Estimation and Guarantees:

  • Shannon MI is notoriously hard to estimate reliably from samples, especially in high dimensions. Recent variational estimators (CPC, NWJ, MINE) have limitations like bias or high variance.
  • F\mathcal{F}-information can be estimated from data using empirical risk minimization: I^F(XY;D)=inffF1N(logf[](yi))inffF1N(logf[xi](yi))\hat{I}_{\mathcal{F}}(X\to Y; \mathcal{D}) = \inf_{f \in \mathcal{F}} \frac{1}{N} \sum \left(-\log f[\emptyset](y_i)\right) - \inf_{f \in \mathcal{F}}\frac{1}{N} \sum \left(-\log f[x_i](y_i)\right).
  • Crucially, the paper provides PAC-style bounds (Theorem 1) on the estimation error IFI^F|I_{\mathcal{F}} - \hat{I}_{\mathcal{F}}|, relating it to the Rademacher complexity of the function class GF={(x,y)logf[x](y)fF}\mathcal{G}_{\mathcal{F}} = \{ (x,y) \mapsto \log f[x](y) \mid f \in \mathcal{F} \}. This means if F\mathcal{F} has bounded complexity (e.g., neural networks with bounded norms or specific architectures), F\mathcal{F}-information can be estimated reliably. A specific bound is derived for the linear regression case (Corollary 1).

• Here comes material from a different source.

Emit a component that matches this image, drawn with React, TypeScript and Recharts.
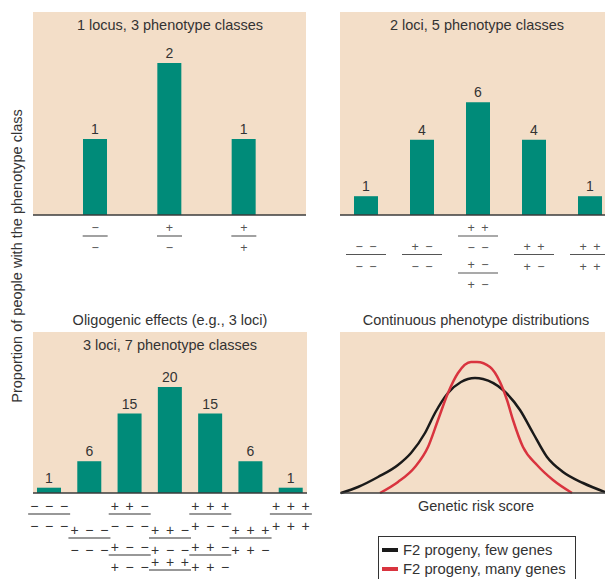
import { BarChart, Bar, LineChart, Line, XAxis, YAxis, CartesianGrid, LabelList } from 'recharts';

// counts per phenotype class
const locus1Classes = ['aa', 'Aa', 'AA'];
const locus1Counts = [1, 2, 1];
const locus1Genotypes = [[['−', '−']], [['+', '−']], [['+', '+']]];

const loci2Classes = ['0', '1', '2', '3', '4'];
const loci2Counts = [1, 4, 6, 4, 1];
const loci2Genotypes = [
  [['− −', '− −']],
  [['+ −', '− −']],
  [['+ +', '− −'], ['+ −', '+ −']],
  [['+ +', '+ −']],
  [['+ +', '+ +']],
];

const loci3Classes = ['0', '1', '2', '3', '4', '5', '6'];
const loci3Counts = [1, 6, 15, 20, 15, 6, 1];
// the last denominator of class 3 falls below the picture's edge
const loci3Genotypes = [
  [['− − −', '− − −']],
  [['+ − −', '− − −']],
  [['+ + −', '− − −'], ['+ − −', '+ − −']],
  [['+ + −', '+ − −'], ['+ + +', '']],
  [['+ + +', '+ − −'], ['+ + −', '+ + −']],
  [['+ + +', '+ + −']],
  [['+ + +', '+ + +']],
];

// continuous curves (arbitrary units)
const seriesNames = ['F2 progeny, few genes', 'F2 progeny, many genes'];
const seriesColors = ['#1a1a1a', '#D9343F'];
const fewGenesScore = [1, 18, 38, 58, 71, 85, 95, 108, 121, 135, 143, 163, 180, 193, 207, 223, 243, 265];
const fewGenesDensity = [0, 6, 16, 28, 40, 60, 80, 100, 111, 115, 114, 103, 83, 60, 36, 21, 10, 1];
const manyGenesScore = [40, 58, 75, 88, 98, 108, 118, 131, 137, 150, 160, 167, 173, 183, 197, 213, 232];
const manyGenesDensity = [0, 11, 26, 46, 73, 100, 120, 131, 131, 126, 111, 93, 73, 46, 28, 13, 0];

const FONT = '"Liberation Sans", Arial, sans-serif';
const BEIGE = '#F3DEC8';
const TEAL = '#008B79';
const AXIS = '#3b3b3b';

const toBars = (names: string[], counts: number[]) => names.map((name, i) => ({ name, value: counts[i] }));
const toCurve = (xs: number[], ys: number[]) => xs.map((score, i) => ({ score, density: ys[i] }));

function Fraction({ x, y, top, bottom, w, color, fs, ls }: any) {
  const tx = x + ls / 2;
  return (
    <g fontFamily={FONT}>
      <text x={tx} y={y} textAnchor="middle" dominantBaseline="central" fontSize={fs} fill={color} letterSpacing={ls}>{top}</text>
      <line x1={x - w / 2} x2={x + w / 2} y1={y + 8} y2={y + 8} stroke={color} strokeWidth={1.1} />
      {bottom ? (
        <text x={tx} y={y + 20} textAnchor="middle" dominantBaseline="central" fontSize={fs} fill={color} letterSpacing={ls}>{bottom}</text>
      ) : null}
    </g>
  );
}

// stacked and centred columns (panels 1 & 2)
const centredTick = (genotypes: string[][][], w: number) => (props: any) => {
  const { x, y, payload } = props;
  const fr = genotypes[payload.index] || [];
  const maxN = Math.max(...genotypes.map((g) => g.length));
  const pitch = 37;
  const start = y + 13 + ((maxN - fr.length) * pitch) / 2;
  return (
    <g>
      {fr.map((f, k) => (
        <Fraction key={k} x={x} y={start + k * pitch} top={f[0]} bottom={f[1]} w={w} color="#555" fs={12.5} ls={1.5} />
      ))}
    </g>
  );
};

// staggered columns (panel 3)
const staggerTick = (genotypes: string[][][]) => (props: any) => {
  const { x, y, payload } = props;
  const fr = genotypes[payload.index] || [];
  const odd = payload.index % 2 === 1;
  const start = y + (odd ? 37 : 13);
  const pitch = odd ? 32 : 41;
  return (
    <g>
      {fr.map((f, k) => (
        <Fraction key={k} x={x} y={start + k * pitch} top={f[0]} bottom={f[1]} w={42} color="#333" fs={14} ls={1.4} />
      ))}
    </g>
  );
};

function Title({ x, y, children, size = 14.5 }: any) {
  return (
    <div
      style={{
        position: 'absolute',
        left: x,
        top: y - 9,
        transform: 'translateX(-50%)',
        whiteSpace: 'nowrap',
        fontSize: size,
        lineHeight: '18px',
        color: '#333',
        fontFamily: FONT,
      }}
    >
      {children}
    </div>
  );
}

const barLabel = { position: 'top' as const, fill: '#333', fontSize: 14, fontFamily: FONT };

export default function App() {
  return (
    <div style={{ position: 'absolute', left: 0, top: 0, width: 605, height: 579, overflow: 'hidden', background: '#fff', fontFamily: FONT }}>
      {/* 1 locus */}
      <div style={{ position: 'absolute', left: 0, top: 0 }}>
        <BarChart width={306} height={298} data={toBars(locus1Classes, locus1Counts)} margin={{ top: 12, right: 0, left: 33, bottom: 0 }}>
          <CartesianGrid horizontal={false} vertical={false} fill={BEIGE} stroke="none" />
          <XAxis dataKey="name" height={83} tickSize={0} tickMargin={0} tickLine={false} interval={0}
            padding={{ left: 25, right: 25 }} axisLine={{ stroke: AXIS, strokeWidth: 1.5 }} tick={centredTick(locus1Genotypes, 25)} />
          <YAxis width={0} tick={false} domain={[0, 2.67]} axisLine={{ stroke: AXIS, strokeWidth: 1.5 }} />
          <Bar dataKey="value" fill={TEAL} barSize={24} isAnimationActive={false}>
            <LabelList dataKey="value" {...barLabel} />
          </Bar>
        </BarChart>
      </div>

      {/* 2 loci */}
      <div style={{ position: 'absolute', left: 300, top: 0 }}>
        <BarChart width={318} height={298} data={toBars(loci2Classes, loci2Counts)} margin={{ top: 12, right: 0, left: 40, bottom: 0 }}>
          <CartesianGrid horizontal={false} vertical={false} fill={BEIGE} stroke="none" />
          <XAxis dataKey="name" height={83} tickSize={0} tickMargin={0} tickLine={false} interval={0}
            padding={{ left: -2, right: 0 }} axisLine={{ stroke: AXIS, strokeWidth: 1.5 }} tick={centredTick(loci2Genotypes, 40)} />
          <YAxis width={0} tick={false} domain={[0, 10.8]} axisLine={{ stroke: AXIS, strokeWidth: 1.5 }} />
          <Bar dataKey="value" fill={TEAL} barSize={24} isAnimationActive={false}>
            <LabelList dataKey="value" {...barLabel} />
          </Bar>
        </BarChart>
      </div>

      {/* 3 loci */}
      <div style={{ position: 'absolute', left: 0, top: 300 }}>
        <BarChart width={317} height={279} data={toBars(loci3Classes, loci3Counts)} margin={{ top: 32, right: 10, left: 33, bottom: 0 }}>
          <CartesianGrid horizontal={false} vertical={false} fill={BEIGE} stroke="none" />
          <XAxis dataKey="name" height={86} tickSize={0} tickMargin={0} tickLine={false} interval={0}
            padding={{ left: -4, right: -4 }} axisLine={{ stroke: AXIS, strokeWidth: 1.5 }} tick={staggerTick(loci3Genotypes)} />
          <YAxis width={0} tick={false} domain={[0, 30.4]} axisLine={{ stroke: AXIS, strokeWidth: 1.5 }} />
          <Bar dataKey="value" fill={TEAL} barSize={24} isAnimationActive={false}>
            <LabelList dataKey="value" {...barLabel} />
          </Bar>
        </BarChart>
      </div>

      {/* continuous */}
      <div style={{ position: 'absolute', left: 300, top: 300 }}>
        <LineChart width={305} height={279} margin={{ top: 32, right: 0, left: 40, bottom: 0 }}>
          <CartesianGrid horizontal={false} vertical={false} fill={BEIGE} stroke="none" />
          <XAxis dataKey="score" type="number" domain={[0, 265]} allowDataOverflow height={86} tick={false} tickLine={false}
            axisLine={{ stroke: AXIS, strokeWidth: 1.5 }} />
          <YAxis width={0} tick={false} domain={[0, 161]} axisLine={{ stroke: AXIS, strokeWidth: 1.5 }} />
          <Line data={toCurve(fewGenesScore, fewGenesDensity)} dataKey="density" name={seriesNames[0]} type="monotone"
            stroke={seriesColors[0]} strokeWidth={2.5} dot={false} isAnimationActive={false} />
          <Line data={toCurve(manyGenesScore, manyGenesDensity)} dataKey="density" name={seriesNames[1]} type="monotone"
            stroke={seriesColors[1]} strokeWidth={2.5} dot={false} isAnimationActive={false} />
        </LineChart>
      </div>

      {/* legend */}
      <div
        style={{
          position: 'absolute',
          left: 378,
          top: 536,
          width: 198,
          boxSizing: 'border-box',
          border: '1px solid #333',
          padding: '3px 3px 5px 3px',
          background: '#fff',
          fontFamily: FONT,
        }}
      >
        {seriesNames.map((n, i) => (
          <div key={n} style={{ display: 'flex', alignItems: 'center', height: 19, fontSize: 14.8, color: '#333', whiteSpace: 'nowrap' }}>
            <span style={{ display: 'inline-block', width: 16, height: 4, background: seriesColors[i], marginRight: 5 }} />
            {n}
          </div>
        ))}
      </div>

      <Title x={170} y={25}>1 locus, 3 phenotype classes</Title>
      <Title x={477} y={25}>2 loci, 5 phenotype classes</Title>
      <Title x={170} y={320}>Oligogenic effects (e.g., 3 loci)</Title>
      <Title x={170} y={345}>3 loci, 7 phenotype classes</Title>
      <Title x={476} y={320}>Continuous phenotype distributions</Title>
      <Title x={476} y={506}>Genetic risk score</Title>

      <div
        style={{
          position: 'absolute',
          left: 17,
          top: 256,
          transform: 'translate(-50%, -50%) rotate(-90deg)',
          whiteSpace: 'nowrap',
          fontSize: 14.5,
          color: '#333',
          fontFamily: FONT,
        }}
      >
        Proportion of people with the phenotype class
      </div>
    </div>
  );
}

Applications and Experiments:

  1. Structure Learning (Chow-Liu Trees):
    • The standard Chow-Liu algorithm finds the maximum weight spanning tree using Shannon MI as edge weights.
    • The paper proposes using F\mathcal{F}-information. Since it's asymmetric, they find the maximum weight directed spanning tree (arborescence) using the Chu-Liu/Edmonds algorithm (Algorithm 1).
    • Theorem 2 provides finite-sample guarantees for this algorithm, showing the weight of the learned tree is close to the optimal tree weight.
    • Experiments on high-dimensional continuous data show the F\mathcal{F}-information approach significantly outperforms Chow-Liu with state-of-the-art MI estimators (CPC, NWJ, MINE) in terms of recovering the correct tree structure (Figure 1a).
  2. Gene Regulatory Network Inference:
    • Using F\mathcal{F}-information (with polynomial predictors) as a score for directed edges between genes outperforms various non-parametric MI estimators (KDE, KSG) on the DREAM5 benchmark, achieving higher AUC (Figure 1b). The asymmetry is beneficial here.
  3. Video Frame Ordering:
    • Using a conditional PixelCNN++ as F\mathcal{F}, the calculated IF(XiXj)I_{\mathcal{F}}(X_i \rightarrow X_j) decreases with frame distance ij|i-j| (Figure 1c).
    • The directed tree algorithm successfully recovers the temporal order of frames in Moving-MNIST, even for deterministic dynamics where Shannon MI would fail.
  4. Fair Representation Learning:
    • The paper connects F\mathcal{F}-information to adversarial fairness methods, arguing they implicitly minimize IF(ZU)I_{\mathcal{F}}(Z \rightarrow U) where ZZ is the representation, UU is the sensitive attribute, and F\mathcal{F} is related to the discriminator class.
    • Experiments show that fairness learned against one class of adversary (Fi\mathcal{F}_i) may not generalize when tested against a different class (Fj\mathcal{F}_j), suggesting limitations in the robustness of existing fair representations (Appendix Figure 2b).

Conclusion:

The paper proposes F\mathcal{F}-information as a practical alternative to Shannon information when computational constraints are relevant. It captures the notion of "usable" information, exhibits distinct properties like violating the data processing inequality (justifying representation learning) and asymmetry, and crucially, allows for reliable estimation from data with theoretical guarantees. Empirical results across structure learning, gene network inference, video analysis, and fairness demonstrate its practical advantages over methods based on estimating Shannon mutual information.